WRITTEN EXERCISE: Write the listing below out again exactly, dropping the images.

INFORMATION SUPPLIED:
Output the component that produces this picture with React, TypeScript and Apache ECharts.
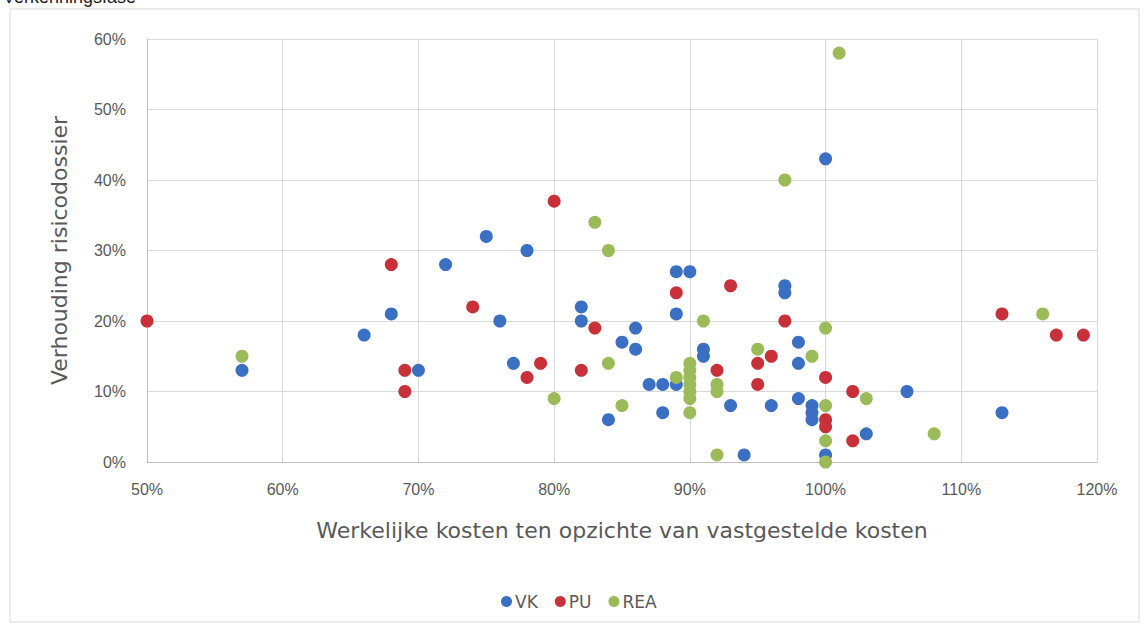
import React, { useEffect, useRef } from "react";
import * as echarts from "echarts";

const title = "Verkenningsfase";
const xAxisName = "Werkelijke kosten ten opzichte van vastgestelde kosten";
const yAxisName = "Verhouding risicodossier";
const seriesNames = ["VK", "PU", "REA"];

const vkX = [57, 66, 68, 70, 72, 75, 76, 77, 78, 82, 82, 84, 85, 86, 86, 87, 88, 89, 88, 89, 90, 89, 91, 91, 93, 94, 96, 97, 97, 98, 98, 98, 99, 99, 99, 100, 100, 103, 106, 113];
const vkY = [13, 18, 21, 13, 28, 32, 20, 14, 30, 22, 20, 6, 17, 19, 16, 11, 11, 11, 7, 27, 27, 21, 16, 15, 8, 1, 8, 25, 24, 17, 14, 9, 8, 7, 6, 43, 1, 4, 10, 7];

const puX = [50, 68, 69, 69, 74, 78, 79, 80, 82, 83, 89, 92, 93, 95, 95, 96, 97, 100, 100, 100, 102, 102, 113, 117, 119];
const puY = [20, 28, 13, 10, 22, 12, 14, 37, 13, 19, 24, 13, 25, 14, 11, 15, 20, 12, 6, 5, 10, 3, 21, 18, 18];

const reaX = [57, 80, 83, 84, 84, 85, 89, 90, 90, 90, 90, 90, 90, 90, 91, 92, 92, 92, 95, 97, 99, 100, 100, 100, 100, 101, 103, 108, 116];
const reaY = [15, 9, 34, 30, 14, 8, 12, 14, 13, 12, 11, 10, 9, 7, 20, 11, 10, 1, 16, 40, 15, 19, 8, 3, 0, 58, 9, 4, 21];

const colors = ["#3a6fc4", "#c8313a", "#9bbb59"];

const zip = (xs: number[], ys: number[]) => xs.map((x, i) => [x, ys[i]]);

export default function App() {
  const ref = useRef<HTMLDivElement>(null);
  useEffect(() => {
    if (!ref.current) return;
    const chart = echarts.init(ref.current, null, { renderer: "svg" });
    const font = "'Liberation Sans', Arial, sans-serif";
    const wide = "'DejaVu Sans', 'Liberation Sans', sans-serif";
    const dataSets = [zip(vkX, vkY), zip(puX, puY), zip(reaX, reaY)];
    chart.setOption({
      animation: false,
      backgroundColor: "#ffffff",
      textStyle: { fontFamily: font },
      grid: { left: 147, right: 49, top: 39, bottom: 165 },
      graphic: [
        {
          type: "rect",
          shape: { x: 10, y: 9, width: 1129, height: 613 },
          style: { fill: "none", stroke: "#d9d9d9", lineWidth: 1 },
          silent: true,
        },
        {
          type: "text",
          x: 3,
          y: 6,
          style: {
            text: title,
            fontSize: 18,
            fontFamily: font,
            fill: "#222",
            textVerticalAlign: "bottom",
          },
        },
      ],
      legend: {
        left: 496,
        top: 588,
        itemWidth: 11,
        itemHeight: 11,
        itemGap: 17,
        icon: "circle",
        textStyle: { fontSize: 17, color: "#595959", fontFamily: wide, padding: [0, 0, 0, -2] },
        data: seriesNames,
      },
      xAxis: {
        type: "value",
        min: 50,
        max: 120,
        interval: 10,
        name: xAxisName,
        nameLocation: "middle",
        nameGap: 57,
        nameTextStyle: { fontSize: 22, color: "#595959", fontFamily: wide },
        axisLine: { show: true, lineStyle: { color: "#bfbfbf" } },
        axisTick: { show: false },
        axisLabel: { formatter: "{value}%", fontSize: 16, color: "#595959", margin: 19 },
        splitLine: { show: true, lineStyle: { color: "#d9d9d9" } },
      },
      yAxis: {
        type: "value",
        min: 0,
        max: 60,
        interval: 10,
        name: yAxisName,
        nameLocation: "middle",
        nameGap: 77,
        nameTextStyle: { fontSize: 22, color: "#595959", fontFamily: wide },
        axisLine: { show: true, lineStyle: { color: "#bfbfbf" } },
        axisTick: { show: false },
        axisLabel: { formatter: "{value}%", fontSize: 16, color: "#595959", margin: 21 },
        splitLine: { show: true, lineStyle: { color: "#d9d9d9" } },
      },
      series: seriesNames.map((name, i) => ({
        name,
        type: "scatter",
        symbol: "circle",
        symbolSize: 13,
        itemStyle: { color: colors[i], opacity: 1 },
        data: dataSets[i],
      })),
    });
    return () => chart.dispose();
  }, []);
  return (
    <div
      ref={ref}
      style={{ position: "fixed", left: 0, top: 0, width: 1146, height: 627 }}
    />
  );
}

TASK RESULT:
Output the component that produces this picture with React, TypeScript and Apache ECharts.
import React, { useEffect, useRef } from "react";
import * as echarts from "echarts";

const title = "Verkenningsfase";
const xAxisName = "Werkelijke kosten ten opzichte van vastgestelde kosten";
const yAxisName = "Verhouding risicodossier";
const seriesNames = ["VK", "PU", "REA"];

const vkX = [57, 66, 68, 70, 72, 75, 76, 77, 78, 82, 82, 84, 85, 86, 86, 87, 88, 89, 88, 89, 90, 89, 91, 91, 93, 94, 96, 97, 97, 98, 98, 98, 99, 99, 99, 100, 100, 103, 106, 113];
const vkY = [13, 18, 21, 13, 28, 32, 20, 14, 30, 22, 20, 6, 17, 19, 16, 11, 11, 11, 7, 27, 27, 21, 16, 15, 8, 1, 8, 25, 24, 17, 14, 9, 8, 7, 6, 43, 1, 4, 10, 7];

const puX = [50, 68, 69, 69, 74, 78, 79, 80, 82, 83, 89, 92, 93, 95, 95, 96, 97, 100, 100, 100, 102, 102, 113, 117, 119];
const puY = [20, 28, 13, 10, 22, 12, 14, 37, 13, 19, 24, 13, 25, 14, 11, 15, 20, 12, 6, 5, 10, 3, 21, 18, 18];

const reaX = [57, 80, 83, 84, 84, 85, 89, 90, 90, 90, 90, 90, 90, 90, 91, 92, 92, 92, 95, 97, 99, 100, 100, 100, 100, 101, 103, 108, 116];
const reaY = [15, 9, 34, 30, 14, 8, 12, 14, 13, 12, 11, 10, 9, 7, 20, 11, 10, 1, 16, 40, 15, 19, 8, 3, 0, 58, 9, 4, 21];

const colors = ["#3a6fc4", "#c8313a", "#9bbb59"];

const zip = (xs: number[], ys: number[]) => xs.map((x, i) => [x, ys[i]]);

export default function App() {
  const ref = useRef<HTMLDivElement>(null);
  useEffect(() => {
    if (!ref.current) return;
    const chart = echarts.init(ref.current, null, { renderer: "svg" });
    const font = "'Liberation Sans', Arial, sans-serif";
    const wide = "'DejaVu Sans', 'Liberation Sans', sans-serif";
    const dataSets = [zip(vkX, vkY), zip(puX, puY), zip(reaX, reaY)];
    chart.setOption({
      animation: false,
      backgroundColor: "#ffffff",
      textStyle: { fontFamily: font },
      grid: { left: 147, right: 49, top: 39, bottom: 165 },
      graphic: [
        {
          type: "rect",
          shape: { x: 10, y: 9, width: 1129, height: 613 },
          style: { fill: "none", stroke: "#d9d9d9", lineWidth: 1 },
          silent: true,
        },
        {
          type: "text",
          x: 3,
          y: 6,
          style: {
            text: title,
            fontSize: 18,
            fontFamily: font,
            fill: "#222",
            textVerticalAlign: "bottom",
          },
        },
      ],
      legend: {
        left: 496,
        top: 588,
        itemWidth: 11,
        itemHeight: 11,
        itemGap: 17,
        icon: "circle",
        textStyle: { fontSize: 17, color: "#595959", fontFamily: wide, padding: [0, 0, 0, -2] },
        data: seriesNames,
      },
      xAxis: {
        type: "value",
        min: 50,
        max: 120,
        interval: 10,
        name: xAxisName,
        nameLocation: "middle",
        nameGap: 57,
        nameTextStyle: { fontSize: 22, color: "#595959", fontFamily: wide },
        axisLine: { show: true, lineStyle: { color: "#bfbfbf" } },
        axisTick: { show: false },
        axisLabel: { formatter: "{value}%", fontSize: 16, color: "#595959", margin: 19 },
        splitLine: { show: true, lineStyle: { color: "#d9d9d9" } },
      },
      yAxis: {
        type: "value",
        min: 0,
        max: 60,
        interval: 10,
        name: yAxisName,
        nameLocation: "middle",
        nameGap: 77,
        nameTextStyle: { fontSize: 22, color: "#595959", fontFamily: wide },
        axisLine: { show: true, lineStyle: { color: "#bfbfbf" } },
        axisTick: { show: false },
        axisLabel: { formatter: "{value}%", fontSize: 16, color: "#595959", margin: 21 },
        splitLine: { show: true, lineStyle: { color: "#d9d9d9" } },
      },
      series: seriesNames.map((name, i) => ({
        name,
        type: "scatter",
        symbol: "circle",
        symbolSize: 13,
        itemStyle: { color: colors[i], opacity: 1 },
        data: dataSets[i],
      })),
    });
    return () => chart.dispose();
  }, []);
  return (
    <div
      ref={ref}
      style={{ position: "fixed", left: 0, top: 0, width: 1146, height: 627 }}
    />
  );
}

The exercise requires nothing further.